■ WHAT TO DO: Beginning with the first line of the data below, reproduce every line unchanged, ending with the line that holds "const slopeY = [10.63, 6.62];".
# START OF ENTRIES
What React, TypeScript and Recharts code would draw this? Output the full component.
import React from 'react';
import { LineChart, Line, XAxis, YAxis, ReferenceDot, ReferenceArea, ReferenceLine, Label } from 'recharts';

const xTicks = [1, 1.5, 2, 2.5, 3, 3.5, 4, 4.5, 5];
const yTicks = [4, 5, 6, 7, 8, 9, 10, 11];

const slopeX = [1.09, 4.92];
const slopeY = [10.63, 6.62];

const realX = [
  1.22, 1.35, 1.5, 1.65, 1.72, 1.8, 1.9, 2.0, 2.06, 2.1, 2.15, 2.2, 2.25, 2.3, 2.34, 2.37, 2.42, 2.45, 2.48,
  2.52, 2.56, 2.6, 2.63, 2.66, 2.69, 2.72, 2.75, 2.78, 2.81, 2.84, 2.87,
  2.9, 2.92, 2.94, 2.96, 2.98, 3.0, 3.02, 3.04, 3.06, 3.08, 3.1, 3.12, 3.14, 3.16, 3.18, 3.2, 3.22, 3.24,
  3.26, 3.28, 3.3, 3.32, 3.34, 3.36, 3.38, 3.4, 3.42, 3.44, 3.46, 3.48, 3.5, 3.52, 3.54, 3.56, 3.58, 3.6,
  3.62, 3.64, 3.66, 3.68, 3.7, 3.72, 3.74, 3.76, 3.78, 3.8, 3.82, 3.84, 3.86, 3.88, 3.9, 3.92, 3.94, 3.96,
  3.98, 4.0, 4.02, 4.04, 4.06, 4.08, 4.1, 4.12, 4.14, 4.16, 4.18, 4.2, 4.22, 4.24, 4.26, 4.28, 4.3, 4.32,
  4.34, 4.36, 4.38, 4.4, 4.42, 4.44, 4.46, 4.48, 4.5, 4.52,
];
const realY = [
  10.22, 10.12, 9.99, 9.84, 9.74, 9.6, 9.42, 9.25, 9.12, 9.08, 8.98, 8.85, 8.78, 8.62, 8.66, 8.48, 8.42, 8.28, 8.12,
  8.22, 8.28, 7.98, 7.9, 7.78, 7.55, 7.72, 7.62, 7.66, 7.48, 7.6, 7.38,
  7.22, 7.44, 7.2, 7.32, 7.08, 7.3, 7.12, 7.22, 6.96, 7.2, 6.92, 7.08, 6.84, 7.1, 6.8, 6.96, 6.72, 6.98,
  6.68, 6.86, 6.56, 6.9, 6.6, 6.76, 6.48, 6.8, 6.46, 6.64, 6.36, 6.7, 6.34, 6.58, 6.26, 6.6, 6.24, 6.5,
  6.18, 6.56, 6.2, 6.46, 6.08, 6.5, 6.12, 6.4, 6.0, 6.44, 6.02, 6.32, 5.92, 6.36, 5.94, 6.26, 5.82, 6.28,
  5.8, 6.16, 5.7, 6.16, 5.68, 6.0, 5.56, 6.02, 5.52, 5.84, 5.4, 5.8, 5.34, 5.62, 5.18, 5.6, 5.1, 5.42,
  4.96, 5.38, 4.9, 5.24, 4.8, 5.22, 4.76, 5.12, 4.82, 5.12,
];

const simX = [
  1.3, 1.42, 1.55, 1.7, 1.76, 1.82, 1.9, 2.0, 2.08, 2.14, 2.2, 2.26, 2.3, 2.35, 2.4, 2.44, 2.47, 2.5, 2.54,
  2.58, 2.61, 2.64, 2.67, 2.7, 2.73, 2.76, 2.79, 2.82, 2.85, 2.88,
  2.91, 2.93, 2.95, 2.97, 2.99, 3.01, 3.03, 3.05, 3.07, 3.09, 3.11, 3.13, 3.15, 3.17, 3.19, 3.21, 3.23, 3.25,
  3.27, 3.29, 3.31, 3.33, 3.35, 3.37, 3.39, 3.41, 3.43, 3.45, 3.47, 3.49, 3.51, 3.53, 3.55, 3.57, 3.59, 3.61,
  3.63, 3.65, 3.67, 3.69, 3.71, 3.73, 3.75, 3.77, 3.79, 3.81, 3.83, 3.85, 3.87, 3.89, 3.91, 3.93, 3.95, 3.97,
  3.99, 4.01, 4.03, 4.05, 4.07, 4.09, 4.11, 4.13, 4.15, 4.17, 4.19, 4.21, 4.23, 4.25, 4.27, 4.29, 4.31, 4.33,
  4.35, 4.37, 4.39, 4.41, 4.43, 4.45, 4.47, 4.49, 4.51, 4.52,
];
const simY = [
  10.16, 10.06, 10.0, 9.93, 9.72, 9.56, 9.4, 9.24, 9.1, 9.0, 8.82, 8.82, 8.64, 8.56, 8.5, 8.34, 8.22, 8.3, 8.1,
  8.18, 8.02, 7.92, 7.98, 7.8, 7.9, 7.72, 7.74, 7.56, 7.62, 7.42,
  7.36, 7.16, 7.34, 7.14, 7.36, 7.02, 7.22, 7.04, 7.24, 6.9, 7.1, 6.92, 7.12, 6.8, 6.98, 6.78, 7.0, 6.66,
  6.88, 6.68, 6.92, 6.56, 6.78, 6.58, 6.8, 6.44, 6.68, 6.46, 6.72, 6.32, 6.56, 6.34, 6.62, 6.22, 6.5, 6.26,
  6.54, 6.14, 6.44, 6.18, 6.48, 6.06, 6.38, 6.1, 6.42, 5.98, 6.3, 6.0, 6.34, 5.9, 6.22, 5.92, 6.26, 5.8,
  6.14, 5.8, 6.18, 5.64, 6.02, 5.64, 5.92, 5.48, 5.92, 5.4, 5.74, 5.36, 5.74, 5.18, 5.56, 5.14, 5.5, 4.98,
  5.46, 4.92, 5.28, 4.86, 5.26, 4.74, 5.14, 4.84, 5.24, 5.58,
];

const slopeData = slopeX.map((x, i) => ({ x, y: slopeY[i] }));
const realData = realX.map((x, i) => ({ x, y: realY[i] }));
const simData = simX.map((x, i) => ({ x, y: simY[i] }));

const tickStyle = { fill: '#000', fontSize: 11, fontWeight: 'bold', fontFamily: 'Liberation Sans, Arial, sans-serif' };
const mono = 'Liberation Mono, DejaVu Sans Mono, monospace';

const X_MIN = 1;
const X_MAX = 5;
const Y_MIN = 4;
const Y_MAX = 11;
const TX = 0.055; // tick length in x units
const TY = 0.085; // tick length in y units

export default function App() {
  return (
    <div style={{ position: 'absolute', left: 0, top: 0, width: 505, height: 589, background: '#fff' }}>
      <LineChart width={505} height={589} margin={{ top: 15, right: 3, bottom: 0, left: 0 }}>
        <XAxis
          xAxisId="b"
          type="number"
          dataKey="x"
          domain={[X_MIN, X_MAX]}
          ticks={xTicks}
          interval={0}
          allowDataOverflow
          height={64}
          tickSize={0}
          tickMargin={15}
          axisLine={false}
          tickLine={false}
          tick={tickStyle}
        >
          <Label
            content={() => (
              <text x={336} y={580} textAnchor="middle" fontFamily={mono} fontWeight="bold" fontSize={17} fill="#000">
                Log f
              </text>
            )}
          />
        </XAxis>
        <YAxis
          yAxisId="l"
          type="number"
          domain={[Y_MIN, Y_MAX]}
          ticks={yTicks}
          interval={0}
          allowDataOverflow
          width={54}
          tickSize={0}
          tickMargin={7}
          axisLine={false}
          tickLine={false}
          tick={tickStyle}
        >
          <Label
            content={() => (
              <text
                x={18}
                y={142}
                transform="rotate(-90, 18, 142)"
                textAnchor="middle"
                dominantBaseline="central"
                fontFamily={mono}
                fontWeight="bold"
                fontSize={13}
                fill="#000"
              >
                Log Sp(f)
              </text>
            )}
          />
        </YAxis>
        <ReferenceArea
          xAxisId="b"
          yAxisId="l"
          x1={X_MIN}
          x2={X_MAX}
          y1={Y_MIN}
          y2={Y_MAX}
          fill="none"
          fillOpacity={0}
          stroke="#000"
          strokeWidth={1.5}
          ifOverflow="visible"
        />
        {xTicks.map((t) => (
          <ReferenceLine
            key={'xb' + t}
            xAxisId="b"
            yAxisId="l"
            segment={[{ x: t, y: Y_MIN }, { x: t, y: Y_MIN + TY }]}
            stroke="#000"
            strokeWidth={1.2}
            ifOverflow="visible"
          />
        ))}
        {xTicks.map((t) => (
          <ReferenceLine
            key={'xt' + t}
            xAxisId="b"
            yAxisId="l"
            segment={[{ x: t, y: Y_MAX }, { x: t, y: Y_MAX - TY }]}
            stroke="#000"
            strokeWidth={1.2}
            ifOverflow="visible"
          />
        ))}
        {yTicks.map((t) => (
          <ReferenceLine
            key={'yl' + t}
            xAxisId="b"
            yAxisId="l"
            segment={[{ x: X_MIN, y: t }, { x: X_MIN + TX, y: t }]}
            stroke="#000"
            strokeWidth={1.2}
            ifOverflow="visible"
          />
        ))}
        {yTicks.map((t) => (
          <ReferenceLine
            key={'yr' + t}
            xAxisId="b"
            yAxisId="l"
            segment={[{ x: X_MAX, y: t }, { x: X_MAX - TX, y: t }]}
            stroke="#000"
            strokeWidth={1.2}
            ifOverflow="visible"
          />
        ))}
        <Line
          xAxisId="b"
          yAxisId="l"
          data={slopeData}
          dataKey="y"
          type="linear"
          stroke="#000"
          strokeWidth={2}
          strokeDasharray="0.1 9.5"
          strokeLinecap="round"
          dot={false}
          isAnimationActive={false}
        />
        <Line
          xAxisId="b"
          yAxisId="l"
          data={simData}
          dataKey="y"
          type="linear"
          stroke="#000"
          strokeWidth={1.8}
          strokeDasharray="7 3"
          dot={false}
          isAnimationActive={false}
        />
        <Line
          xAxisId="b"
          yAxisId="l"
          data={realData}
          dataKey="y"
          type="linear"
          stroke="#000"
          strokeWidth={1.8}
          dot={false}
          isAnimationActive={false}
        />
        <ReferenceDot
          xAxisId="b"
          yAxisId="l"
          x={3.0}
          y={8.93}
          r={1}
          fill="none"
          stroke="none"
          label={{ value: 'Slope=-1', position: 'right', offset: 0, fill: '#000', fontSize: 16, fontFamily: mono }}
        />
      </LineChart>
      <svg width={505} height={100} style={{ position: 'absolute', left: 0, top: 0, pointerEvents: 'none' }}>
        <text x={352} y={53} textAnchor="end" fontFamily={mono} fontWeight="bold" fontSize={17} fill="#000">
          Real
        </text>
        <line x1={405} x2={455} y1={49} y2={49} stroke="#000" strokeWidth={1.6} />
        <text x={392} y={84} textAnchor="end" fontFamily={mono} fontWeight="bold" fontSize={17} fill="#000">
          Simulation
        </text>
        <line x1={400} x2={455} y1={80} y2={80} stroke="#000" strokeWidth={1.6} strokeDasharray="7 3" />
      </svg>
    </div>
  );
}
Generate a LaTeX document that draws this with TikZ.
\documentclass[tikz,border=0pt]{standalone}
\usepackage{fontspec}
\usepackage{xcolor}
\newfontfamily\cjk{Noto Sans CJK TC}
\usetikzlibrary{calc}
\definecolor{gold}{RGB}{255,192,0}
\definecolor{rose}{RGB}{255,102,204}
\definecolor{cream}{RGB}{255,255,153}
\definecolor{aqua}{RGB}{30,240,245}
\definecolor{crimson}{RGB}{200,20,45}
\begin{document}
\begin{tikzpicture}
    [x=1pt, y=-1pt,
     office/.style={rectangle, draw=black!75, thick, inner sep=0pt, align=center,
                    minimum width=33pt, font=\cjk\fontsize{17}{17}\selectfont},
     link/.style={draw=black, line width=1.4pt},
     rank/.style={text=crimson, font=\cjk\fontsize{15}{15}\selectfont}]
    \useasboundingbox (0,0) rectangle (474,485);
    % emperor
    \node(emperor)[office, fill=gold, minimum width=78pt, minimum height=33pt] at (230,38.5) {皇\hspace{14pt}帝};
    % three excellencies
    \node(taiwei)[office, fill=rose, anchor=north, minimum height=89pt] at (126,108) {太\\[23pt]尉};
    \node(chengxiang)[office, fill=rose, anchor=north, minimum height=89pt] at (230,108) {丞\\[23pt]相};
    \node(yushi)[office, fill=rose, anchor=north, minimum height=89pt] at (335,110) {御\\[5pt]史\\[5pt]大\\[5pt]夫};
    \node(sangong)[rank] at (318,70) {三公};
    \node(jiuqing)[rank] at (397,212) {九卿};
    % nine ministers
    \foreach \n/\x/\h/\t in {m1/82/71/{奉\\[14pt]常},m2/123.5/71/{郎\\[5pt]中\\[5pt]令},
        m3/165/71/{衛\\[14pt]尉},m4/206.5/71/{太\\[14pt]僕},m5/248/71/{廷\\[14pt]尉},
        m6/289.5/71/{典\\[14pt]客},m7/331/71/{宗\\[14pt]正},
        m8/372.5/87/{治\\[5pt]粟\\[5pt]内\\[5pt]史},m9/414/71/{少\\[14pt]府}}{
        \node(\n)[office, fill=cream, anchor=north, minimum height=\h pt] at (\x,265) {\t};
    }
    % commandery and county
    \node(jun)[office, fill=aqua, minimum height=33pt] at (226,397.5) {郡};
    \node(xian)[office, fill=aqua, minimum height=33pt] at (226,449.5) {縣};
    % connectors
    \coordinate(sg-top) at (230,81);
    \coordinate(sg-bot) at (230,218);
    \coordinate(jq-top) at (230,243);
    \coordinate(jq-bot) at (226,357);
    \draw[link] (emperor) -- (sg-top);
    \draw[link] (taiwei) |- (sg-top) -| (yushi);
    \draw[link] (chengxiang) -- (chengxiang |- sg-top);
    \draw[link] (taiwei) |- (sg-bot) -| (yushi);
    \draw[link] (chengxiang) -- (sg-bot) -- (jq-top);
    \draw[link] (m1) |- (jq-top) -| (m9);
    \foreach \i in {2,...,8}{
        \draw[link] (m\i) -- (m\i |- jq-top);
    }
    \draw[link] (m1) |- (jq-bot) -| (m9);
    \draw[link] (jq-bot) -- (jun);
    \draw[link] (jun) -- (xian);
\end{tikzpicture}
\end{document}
# END OF ENTRIES
■ TASK SOLUTION:
What React, TypeScript and Recharts code would draw this? Output the full component.
import React from 'react';
import { LineChart, Line, XAxis, YAxis, ReferenceDot, ReferenceArea, ReferenceLine, Label } from 'recharts';

const xTicks = [1, 1.5, 2, 2.5, 3, 3.5, 4, 4.5, 5];
const yTicks = [4, 5, 6, 7, 8, 9, 10, 11];

const slopeX = [1.09, 4.92];
const slopeY = [10.63, 6.62];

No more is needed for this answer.